» Given data:

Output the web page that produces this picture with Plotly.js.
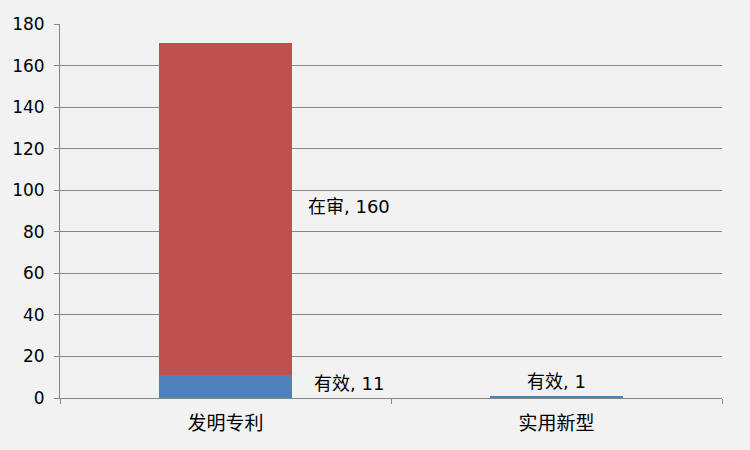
<!DOCTYPE html>
<html>
<head>
<meta charset="utf-8">
<script src="https://cdn.plot.ly/plotly-3.0.1.min.js"></script>
<style>
  html, body { margin: 0; padding: 0; background: #f2f2f2; }
  #chart { width: 750px; height: 450px; }
</style>
</head>
<body>
<div id="chart"></div>
<script>
const categories = ['发明专利', '实用新型']
const validName = '有效'
const pendingName = '在审'
const validValues = [11, 1]
const pendingValues = [160, 0]
const yTicks = [0, 20, 40, 60, 80, 100, 120, 140, 160, 180]

const font = '"DejaVu Sans", "Noto Sans CJK SC", sans-serif'

const traces = [
  {
    x: categories,
    y: validValues,
    type: 'bar',
    name: validName,
    marker: { color: '#4f81bd' },
    hoverinfo: 'none'
  },
  {
    x: categories,
    y: pendingValues,
    type: 'bar',
    name: pendingName,
    marker: { color: '#c0504d' },
    hoverinfo: 'none'
  }
]

// data labels, positioned from the data values
const annotations = []
categories.forEach((cat, i) => {
  if (pendingValues[i] > 0) {
    annotations.push({
      x: cat, y: validValues[i] + pendingValues[i] / 2,
      text: pendingName + ', ' + pendingValues[i],
      showarrow: false, xanchor: 'left', xshift: 80, yshift: 2
    })
    annotations.push({
      x: cat, y: validValues[i] / 2,
      text: validName + ', ' + validValues[i],
      showarrow: false, xanchor: 'left', xshift: 86, yshift: 3
    })
  } else {
    annotations.push({
      x: cat, y: validValues[i],
      text: validName + ', ' + validValues[i],
      showarrow: false, yanchor: 'bottom', yshift: 2
    })
  }
})

const layout = {
  width: 750,
  height: 450,
  margin: { l: 60, r: 28, t: 24, b: 52 },
  paper_bgcolor: '#f2f2f2',
  plot_bgcolor: '#f2f2f2',
  barmode: 'stack',
  bargap: 0.6,
  showlegend: false,
  font: { family: font, size: 18, color: '#000' },
  xaxis: {
    type: 'category',
    showline: true,
    linecolor: '#868686',
    linewidth: 1,
    ticks: 'outside',
    tickson: 'boundaries',
    ticklen: 5,
    tickcolor: '#868686',
    showgrid: false,
    ticklabelstandoff: 8,
    tickfont: { size: 19 }
  },
  yaxis: {
    range: [0, 180],
    tickvals: yTicks,
    showline: true,
    linecolor: '#868686',
    ticks: 'outside',
    ticklen: 5,
    tickcolor: '#868686',
    gridcolor: '#878787',
    zeroline: false,
    ticklabelstandoff: 6,
    tickfont: { size: 17 }
  },
  annotations: annotations.map(a => Object.assign({ font: { family: font, size: 18, color: '#000' } }, a))
}

Plotly.newPlot('chart', traces, layout, { displayModeBar: false, staticPlot: true })
</script>
</body>
</html>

» What you are asked to do:
Leave out the pictures and retype every line above exactly.

» Exercise result:
Output the web page that produces this picture with Plotly.js.
<!DOCTYPE html>
<html>
<head>
<meta charset="utf-8">
<script src="https://cdn.plot.ly/plotly-3.0.1.min.js"></script>
<style>
  html, body { margin: 0; padding: 0; background: #f2f2f2; }
  #chart { width: 750px; height: 450px; }
</style>
</head>
<body>
<div id="chart"></div>
<script>
const categories = ['发明专利', '实用新型']
const validName = '有效'
const pendingName = '在审'
const validValues = [11, 1]
const pendingValues = [160, 0]
const yTicks = [0, 20, 40, 60, 80, 100, 120, 140, 160, 180]

const font = '"DejaVu Sans", "Noto Sans CJK SC", sans-serif'

const traces = [
  {
    x: categories,
    y: validValues,
    type: 'bar',
    name: validName,
    marker: { color: '#4f81bd' },
    hoverinfo: 'none'
  },
  {
    x: categories,
    y: pendingValues,
    type: 'bar',
    name: pendingName,
    marker: { color: '#c0504d' },
    hoverinfo: 'none'
  }
]

// data labels, positioned from the data values
const annotations = []
categories.forEach((cat, i) => {
  if (pendingValues[i] > 0) {
    annotations.push({
      x: cat, y: validValues[i] + pendingValues[i] / 2,
      text: pendingName + ', ' + pendingValues[i],
      showarrow: false, xanchor: 'left', xshift: 80, yshift: 2
    })
    annotations.push({
      x: cat, y: validValues[i] / 2,
      text: validName + ', ' + validValues[i],
      showarrow: false, xanchor: 'left', xshift: 86, yshift: 3
    })
  } else {
    annotations.push({
      x: cat, y: validValues[i],
      text: validName + ', ' + validValues[i],
      showarrow: false, yanchor: 'bottom', yshift: 2
    })
  }
})

const layout = {
  width: 750,
  height: 450,
  margin: { l: 60, r: 28, t: 24, b: 52 },
  paper_bgcolor: '#f2f2f2',
  plot_bgcolor: '#f2f2f2',
  barmode: 'stack',
  bargap: 0.6,
  showlegend: false,
  font: { family: font, size: 18, color: '#000' },
  xaxis: {
    type: 'category',
    showline: true,
    linecolor: '#868686',
    linewidth: 1,
    ticks: 'outside',
    tickson: 'boundaries',
    ticklen: 5,
    tickcolor: '#868686',
    showgrid: false,
    ticklabelstandoff: 8,
    tickfont: { size: 19 }
  },
  yaxis: {
    range: [0, 180],
    tickvals: yTicks,
    showline: true,
    linecolor: '#868686',
    ticks: 'outside',
    ticklen: 5,
    tickcolor: '#868686',
    gridcolor: '#878787',
    zeroline: false,
    ticklabelstandoff: 6,
    tickfont: { size: 17 }
  },
  annotations: annotations.map(a => Object.assign({ font: { family: font, size: 18, color: '#000' } }, a))
}

Plotly.newPlot('chart', traces, layout, { displayModeBar: false, staticPlot: true })
</script>
</body>
</html>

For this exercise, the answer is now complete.